- Location: Texas, United States
- Nearest city: Lufkin, TX
- Coordinates: 31°4′10″N 94°21′31″W﻿ / ﻿31.06944°N 94.35861°W
- Area: 13,331 acres (5,395 ha)
- Established: October 30, 1984
- Governing body: U.S. Forest Service
- Website: Angelina N.F. - Upland Island & Turkey Hill Wilderness Areas

= Upland Island Wilderness =

Wilderness area in Texas, United States

Upland Island Wilderness is one of five designated wilderness areas managed by the U.S. Forest Service in East Texas. The 13331 acre wilderness is located in Angelina and Jasper Counties and is part of Angelina National Forest.

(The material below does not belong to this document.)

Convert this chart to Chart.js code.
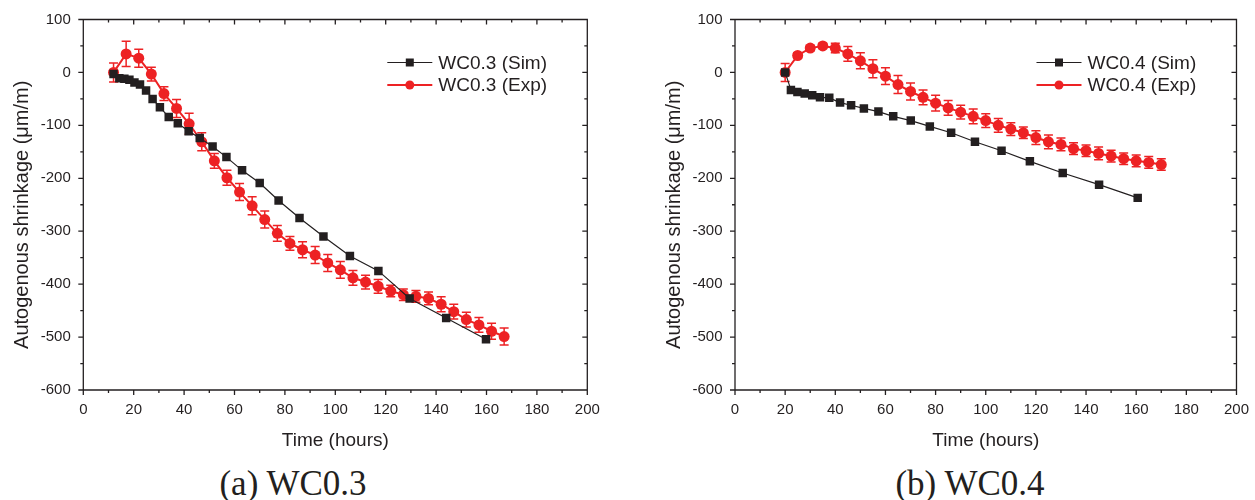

The area was named by conservationist Edward C. Fritz, who led the effort to designate wilderness areas in East Texas in 1984.

==Ecosystems==
The wilderness contains a diverse range of ecosystems, from park-like upland forests of longleaf pine and pitcher plant bogs with wild azaleas and orchids to bottomland hardwood forests and palmetto flats along the Neches River.

==Maintenance==
The primitive landscape has been relatively untouched, and the Forest Service has managed to keep the area natural with the help of regulations and prohibited activities. It is their effort to keep the designated land clean and natural.